“¿Recuerdas tu primer SÍ?”, le pregunto a Jorge mientras pedaleamos por uno de los recuerdos más felices de mi infancia: el campamento de Tarará, hoy convertido en residencial turístico.
Me mira con cara de buscar en el disco duro, pero un huésped pasa por nuestro lado con varias Cristal en la mano y su foco de interés vuelve al presente más rápido que un giro de ruedas de su Galeón.
Lo dejo en el goloseo del frescor de la cerveza y vuelvo a mi nostálgica travesía por aquellas divinas vacaciones pioneriles, casi la mejor razón para portarme bien durante todo el curso, con tal de ganarme el permiso de venir a la playa con otro adulto que no fueran mis padres.
Para mi fortuna me tocó ocho veces, y es curioso, porque recuerdo flashazos de algunas de ellas: recorridos por la calle, imágenes de algunos rincones de las casas, el sabor del gofio del desayuno, el canto de los pájaros al amanecer, el crujir de literas, el olor a ría y mar mezclados, las súplica-advertencias de las profesoras…

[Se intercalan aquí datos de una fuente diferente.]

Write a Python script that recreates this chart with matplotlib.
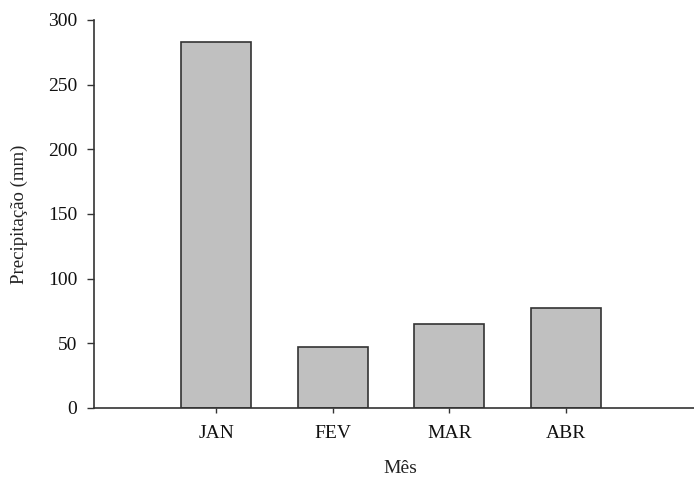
import matplotlib.pyplot as plt

# Data
meses = ["JAN", "FEV", "MAR", "ABR"]
precipitacao = [283, 47, 65, 77]

plt.rcParams["font.family"] = "Liberation Serif"

fig = plt.figure(figsize=(6.94, 4.78), dpi=100)
ax = fig.add_axes([94 / 694, 1 - 408 / 478, 1 - 94 / 694, 388 / 478])

x = list(range(len(meses)))
ax.bar(x, precipitacao, width=0.6, color="#c0c0c0", edgecolor="#333333", linewidth=1.2)

ax.set_xlim(-1.05, 4.1)
ax.set_ylim(0, 300)
ax.set_yticks([0, 50, 100, 150, 200, 250, 300])
ax.set_xticks(x)
ax.set_xticklabels(meses)

for s in ["top", "right"]:
    ax.spines[s].set_visible(False)
for s in ["left", "bottom"]:
    ax.spines[s].set_color("#333333")
    ax.spines[s].set_linewidth(1.2)

ax.tick_params(axis="y", direction="out", length=5, width=1, color="#333333",
               pad=7, labelsize=14, labelcolor="#111111")
ax.tick_params(axis="x", direction="out", length=3.6, width=1, color="#333333",
               pad=9, labelsize=14, labelcolor="#111111")

ax.set_ylabel("Precipitação (mm)", fontsize=13.5, color="#222222")
ax.set_xlabel("Mês", fontsize=14, color="#222222")
ax.yaxis.set_label_coords(-0.11, 0.5)
ax.xaxis.set_label_coords(0.51, -0.133)

fig.savefig("out.png", dpi=100)
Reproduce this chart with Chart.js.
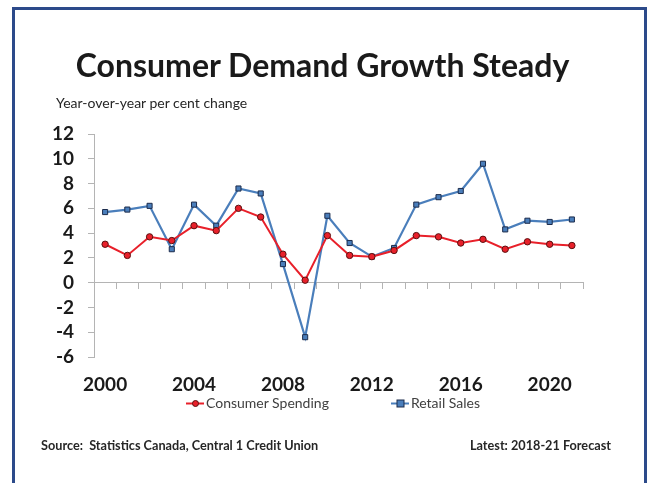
<!DOCTYPE html>
<html>
<head>
<meta charset="utf-8">
<script src="https://cdn.jsdelivr.net/npm/chart.js@4.4.1/dist/chart.umd.min.js"></script>
<style>
    body { margin: 0; background: #fff; font-family: Lato, sans-serif; }
    #wrap { position: relative; width: 652px; height: 483px; overflow: hidden; }
    #frame { position: absolute; left: 12px; top: 7px; width: 629px; height: 520px; border: 3px solid #2c4a8a; border-bottom: none; }
    #chart { position: absolute; left: 0; top: 0; }
    .title { position: absolute; left: 0; width: 645px; top: 47px; line-height: 36px; text-align: center; font-size: 32px; font-weight: bold; color: #1a1a1a; }
    .subtitle { position: absolute; left: 56px; top: 94px; font-size: 14px; color: #262626; }
    #legend { position: absolute; left: 186px; top: 393px; height: 20px; display: flex; gap: 62px; font-size: 14px; line-height: 20px; color: #404040; }
    #legend span { display: flex; align-items: center; }
    #legend svg { margin-right: 2px; }
    .note { position: absolute; top: 438px; font-size: 12.7px; line-height: 14px; font-weight: bold; color: #262626; white-space: pre; }
</style>
</head>
<body>
<div id="wrap">
    <div id="frame"></div>
    <canvas id="chart" width="652" height="483"></canvas>
    <div class="title">Consumer Demand Growth Steady</div>
    <div class="subtitle">Year-over-year per cent change</div>
    <div id="legend"></div>
    <div class="note" style="left:41px">Source:  Statistics Canada, Central 1 Credit Union</div>
    <div class="note" style="right:41px">Latest: 2018-21 Forecast</div>
</div>
<script>
const years = [2000, 2001, 2002, 2003, 2004, 2005, 2006, 2007, 2008, 2009, 2010,
    2011, 2012, 2013, 2014, 2015, 2016, 2017, 2018, 2019, 2020, 2021]
const yearLabels = [2000, 2004, 2008, 2012, 2016, 2020]
const consumerSpending = [3.1, 2.2, 3.7, 3.4, 4.6, 4.2, 6.0, 5.3, 2.3, 0.2, 3.8,
    2.2, 2.1, 2.6, 3.8, 3.7, 3.2, 3.5, 2.7, 3.3, 3.1, 3.0]
const retailSales = [5.7, 5.9, 6.2, 2.7, 6.3, 4.6, 7.6, 7.2, 1.5, -4.4, 5.4,
    3.2, 2.1, 2.8, 6.3, 6.9, 7.4, 9.6, 4.3, 5.0, 4.9, 5.1]
const yTicks = [-6, -4, -2, 0, 2, 4, 6, 8, 10, 12]

const RED = '#e8202a'
const BLUE = '#4a7ebb'
const AXIS = '#b4b4b4'

Chart.defaults.font.family = 'Lato, sans-serif'
Chart.defaults.color = '#1a1a1a'

const chart = new Chart(document.getElementById('chart'), {
    type: 'line',
    data: {
        labels: years,
        datasets: [{
            label: 'Consumer Spending',
            data: consumerSpending,
            borderColor: RED,
            borderWidth: 2,
            pointStyle: 'circle',
            pointRadius: 3.2,
            pointBackgroundColor: RED,
            pointBorderColor: '#5a1010',
            pointBorderWidth: 1,
            tension: 0
        }, {
            label: 'Retail Sales',
            data: retailSales,
            borderColor: BLUE,
            borderWidth: 2.2,
            pointStyle: 'rect',
            pointRadius: 3.6,
            pointBackgroundColor: BLUE,
            pointBorderColor: '#1c2c4c',
            pointBorderWidth: 1,
            tension: 0
        }]
    },
    options: {
        responsive: false,
        animation: false,
        layout: { padding: { left: 44, right: 69, top: 134, bottom: 86 } },
        plugins: { legend: { display: false }, tooltip: { enabled: false } },
        scales: {
            x: {
                type: 'category',
                position: { y: 0 },
                offset: true,
                grid: { offset: true, drawOnChartArea: false, drawTicks: true, tickLength: 6, color: AXIS },
                border: { color: AXIS, width: 1 },
                ticks: { display: false, autoSkip: false }
            },
            x2: {
                type: 'category',
                position: 'bottom',
                offset: true,
                grid: { display: false, drawTicks: false },
                border: { display: false },
                ticks: {
                    autoSkip: false,
                    maxRotation: 0,
                    padding: 16,
                    font: { size: 19, weight: 'bold' },
                    callback: (val, i) => yearLabels.includes(years[i]) ? String(years[i]) : ''
                },
                afterFit: scale => { scale.height = 40 }
            },
            y: {
                min: yTicks[0],
                max: yTicks[yTicks.length - 1],
                grid: { drawOnChartArea: false, drawTicks: true, tickLength: 6, color: AXIS },
                border: { color: AXIS, width: 1 },
                ticks: {
                    stepSize: 2,
                    autoSkip: false,
                    padding: 14,
                    font: { size: 19, weight: 'bold' }
                },
                afterFit: scale => { scale.width = 50 }
            }
        }
    }
})

// legend built from the datasets
function legendIcon(ds) {
    const marker = ds.pointStyle === 'rect'
        ? `<rect x="6" y="6" width="7" height="7" fill="${ds.pointBackgroundColor}" stroke="${ds.pointBorderColor}" stroke-width="1"/>`
        : `<circle cx="9.5" cy="9.5" r="3" fill="${ds.pointBackgroundColor}" stroke="${ds.pointBorderColor}" stroke-width="1"/>`
    return `<svg width="18" height="19"><line x1="0" y1="9.5" x2="18" y2="9.5" stroke="${ds.borderColor}" stroke-width="2"/>${marker}</svg>`
}

const legendEl = document.getElementById('legend')
chart.data.datasets.forEach(ds => {
    const item = document.createElement('span')
    item.innerHTML = legendIcon(ds) + ds.label
    legendEl.appendChild(item)
})
</script>
</body>
</html>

Pedaleo para localizar aquellos alojamientos, a pesar de las más de cuatro décadas transcurridas. Por ahora tengo éxito con cinco y de dos no recuerdo nada, pero hay uno en especial que… Freno en seco frente a una casa muy cerca de la playita oficial del campamento. ¡El divino portal de sexto grado!

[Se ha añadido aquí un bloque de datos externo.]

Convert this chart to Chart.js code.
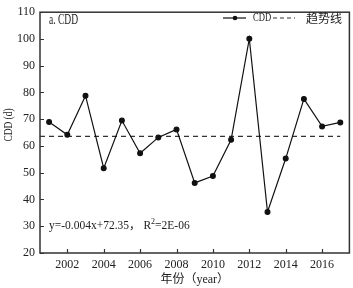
<!DOCTYPE html>
<html>
<head>
<meta charset="utf-8">
<script src="https://cdn.jsdelivr.net/npm/chart.js@4"></script>
<style>
  html, body { margin: 0; padding: 0; background: #fff; }
  #wrap { width: 353px; height: 288px; }
</style>
</head>
<body>
<div id="wrap"><canvas id="cddChart" width="353" height="288"></canvas></div>
<script>
// CDD per year
const years = [2001, 2002, 2003, 2004, 2005, 2006, 2007, 2008, 2009, 2010, 2011, 2012, 2013, 2014, 2015, 2016, 2017];
const cddValues = [69.0, 64.2, 78.8, 51.7, 69.5, 57.3, 63.2, 66.2, 46.2, 48.8, 62.3, 100.1, 35.3, 55.3, 77.6, 67.3, 68.8];
const trendYears = [2000.5, 2017];
const trendValues = [63.6, 63.6];
const xTickYears = [2002, 2004, 2006, 2008, 2010, 2012, 2014, 2016];
const yTickValues = [20, 30, 40, 50, 60, 70, 80, 90, 100, 110];

const SERIF = '"Liberation Serif", "DejaVu Serif", "Noto Sans CJK SC", serif';
const CJK = '"Noto Sans CJK SC", "Liberation Serif", serif';
const INK = '#222';

// squeezed text, the original uses a narrow (SimSun-like) latin face
function narrowText(ctx, txt, x, y, sx, rot) {
    ctx.save();
    ctx.translate(x, y);
    if (rot) ctx.rotate(rot);
    ctx.scale(sx, 1);
    ctx.fillText(txt, 0, 0);
    ctx.restore();
}

// frame, inward ticks, legend and text labels
const decorations = {
    id: 'decorations',
    afterDraw(chart) {
        const { ctx, chartArea: a, scales } = chart;
        ctx.save();
        ctx.strokeStyle = '#333';
        ctx.lineWidth = 1.5;
        ctx.strokeRect(a.left, a.top, a.right - a.left, a.bottom - a.top);

        ctx.lineWidth = 1.2;
        ctx.beginPath();
        xTickYears.forEach(v => {
            const px = Math.round(scales.x.getPixelForValue(v)) + 0.5;
            ctx.moveTo(px, a.bottom); ctx.lineTo(px, a.bottom - 4);
        });
        yTickValues.forEach(v => {
            const py = Math.round(scales.y.getPixelForValue(v)) + 0.5;
            ctx.moveTo(a.left, py); ctx.lineTo(a.left + 4, py);
        });
        ctx.stroke();

        ctx.fillStyle = INK;
        ctx.textBaseline = 'middle';
        ctx.font = '14px ' + SERIF;
        narrowText(ctx, 'a. CDD', a.left + 9, 20, 0.68);

        // y axis title
        ctx.textAlign = 'center';
        ctx.font = '13px ' + SERIF;
        narrowText(ctx, 'CDD (d)', 9, 125, 0.72, -Math.PI / 2);
        ctx.textAlign = 'left';

        // equation
        const ey = scales.y.getPixelForValue(30);
        ctx.font = '11.5px ' + SERIF;
        let x = a.left + 9;
        const s1 = 'y=-0.004x+72.35\uFF0C R';
        ctx.fillText(s1, x, ey);
        x += ctx.measureText(s1).width;
        ctx.font = '8px ' + SERIF;
        ctx.fillText('2', x, ey - 4);
        x += ctx.measureText('2').width;
        ctx.font = '11.5px ' + SERIF;
        ctx.fillText('=2E-06', x, ey);

        // legend
        const ly = 18;
        ctx.strokeStyle = '#111';
        ctx.lineWidth = 1.2;
        ctx.beginPath(); ctx.moveTo(223, ly); ctx.lineTo(246, ly); ctx.stroke();
        ctx.fillStyle = '#111';
        ctx.beginPath(); ctx.arc(235, ly, 2.3, 0, Math.PI * 2); ctx.fill();
        ctx.fillStyle = INK;
        ctx.font = '13px ' + SERIF;
        narrowText(ctx, 'CDD', 253, ly, 0.66);
        ctx.strokeStyle = '#333';
        ctx.setLineDash([4, 3]);
        ctx.beginPath(); ctx.moveTo(273, ly); ctx.lineTo(295, ly); ctx.stroke();
        ctx.setLineDash([]);
        ctx.font = '12px ' + CJK;
        ctx.fillText('趋势线', 306, ly);
        ctx.restore();
    }
};

new Chart(document.getElementById('cddChart'), {
    type: 'scatter',
    data: {
        datasets: [
            {
                label: 'CDD',
                data: years.map((y, i) => ({ x: y, y: cddValues[i] })),
                showLine: true,
                borderColor: '#111',
                backgroundColor: '#111',
                borderWidth: 1.2,
                pointRadius: 2.4,
                pointHoverRadius: 2.4,
                tension: 0
            },
            {
                label: '趋势线',
                data: trendYears.map((y, i) => ({ x: y, y: trendValues[i] })),
                showLine: true,
                borderColor: '#333',
                borderWidth: 1.2,
                borderDash: [5, 4],
                pointRadius: 0
            }
        ]
    },
    options: {
        responsive: false,
        animation: false,
        layout: { padding: { top: 6, right: 1, left: 0, bottom: 0 } },
        plugins: { legend: { display: false }, tooltip: { enabled: false } },
        scales: {
            x: {
                type: 'linear',
                min: 2000.5,
                max: 2017.5,
                afterBuildTicks: s => { s.ticks = xTickYears.map(v => ({ value: v })); },
                afterFit: s => { s.height = 35; },
                grid: { display: false, drawTicks: false, tickLength: 0 },
                border: { display: false },
                ticks: { color: INK, font: { family: SERIF, size: 12 }, padding: 5, callback: v => String(v) },
                title: { display: true, text: '年份\uFF08year\uFF09', color: INK, font: { family: SERIF, size: 12 }, padding: { top: 0, bottom: 1 } }
            },
            y: {
                min: 20,
                max: 110,
                afterBuildTicks: s => { s.ticks = yTickValues.map(v => ({ value: v })); },
                afterFit: s => { s.width = 40; },
                grid: { display: false, drawTicks: false, tickLength: 0 },
                border: { display: false },
                ticks: { color: INK, font: { family: SERIF, size: 12 }, padding: 5 }
            }
        }
    },
    plugins: [decorations]
});
</script>
</body>
</html>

Está medio ajado y la entrada del jardín cambió, pero sí, ese es el escenario de los grandes torneos de yaquis en los que exploté mi cualidad de ambidiestra para ganarme el respeto de las chicas, que me rechazaban por rara o “diferente”.
El de los chiflidos y las miradas encendidas de los varones de secundaria cuando pasaban por la acera rumbo a la playa o el comedor, porque desarrollé las posaderas más rápido que mis coetáneas, pero mi mente seguía siendo bastante infantil, y mi espíritu poco dado a cuidar poses o esconder atributos.

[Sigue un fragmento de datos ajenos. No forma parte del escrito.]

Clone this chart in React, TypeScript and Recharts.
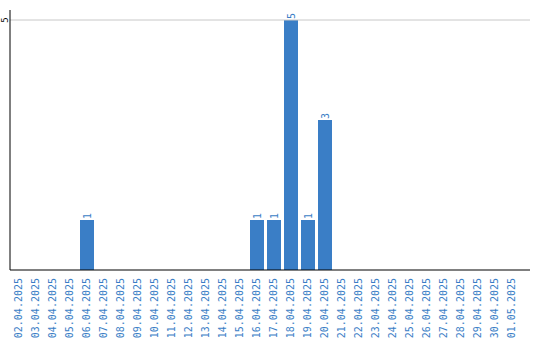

El de los ejercicios de yoga, que despertaron curiosidad y burla en las niñas más chic (siempre las hubo y habrá en cualquier grupo humano) hasta que una maestra me los prohibió por considerarlos obscenos…
Jorge se agita con mi pausa, a menos de 200 metros de la fría consagración de su deseo. Se pasa la lengua por los labios y eso me saca una sonrisa retroactiva, porque era uno de los gestos seductores de aquel muchacho por el suspiraba medio campamento, y se puso para mí en ese verano.
Miro de nuevo la bonita vivienda. Este es el portal de mi primer SÍ, uno que di por puro embullo de la claque del aula, felices de que “Cara de jeba” se fijara en mí y no en una chica de alcurnia que bebía los vientos por él (como muchas).
Probablemente no tengan idea de lo que significaba tener novio en Tarará (yo tampoco la tenía, siendo honesta), en especial tratándose de un chico de otra escuela muy asediado en la playa, el comedor y las noches de música.
Pero yo, que acepté por embullo, me puse de inmediato en plan ratón-gato con el supuesto novio y no le permití toqueteos por arriba o debajo de mi cintura, ni me presté para fugas por el ventanal de la terraza, ni acepté besitos de lengua, roce o piquito, robados o regalados a la orilla del mar.
Como supondrán, a los tres días obtuve el primer “te boté” de mi carrera amatoria. Un niño hermoso como él tenía labios de sobra a su alrededor para cultivar, y yo me daba demasiado lija con los vírgenes mochitos míos.
El resoplido me saca de mis cavilaciones. El almuerzo, las frías, el mar… premios de hoy pospuestos por mi caprichoso viaje en el tiempo. Monto de nuevo en la Polaca y en dos o tres pedalazos llegamos a la meta jorgiana.
Después de todo, es divertido: regreso a Tarará con un novio que espero sea el último, entre otras cosas porque no le molesta mi saudade por el primero. Me siento a la sombra mientras él gestiona el alimento y vacilo la vaciladera de otras señoras con las piernas de mi hombre, su voz, el tamaño, su manera gentil de conversar con gente desconocida…
Minutos después entro al mar, cruzo la barrera del rompeolas y miro atrás para regodearme. Pienso en la espiral de la vida y en la suerte que he tenido para inspirar y ser inspirada por el instinto del amor. Cavilosa, me sumerjo en el líquido encanto de esa paz, y al salir me sorprenden unos labios que sin malicia ni presión buscan los míos y sellan mi deuda veraniega con el divino sol de Tarará.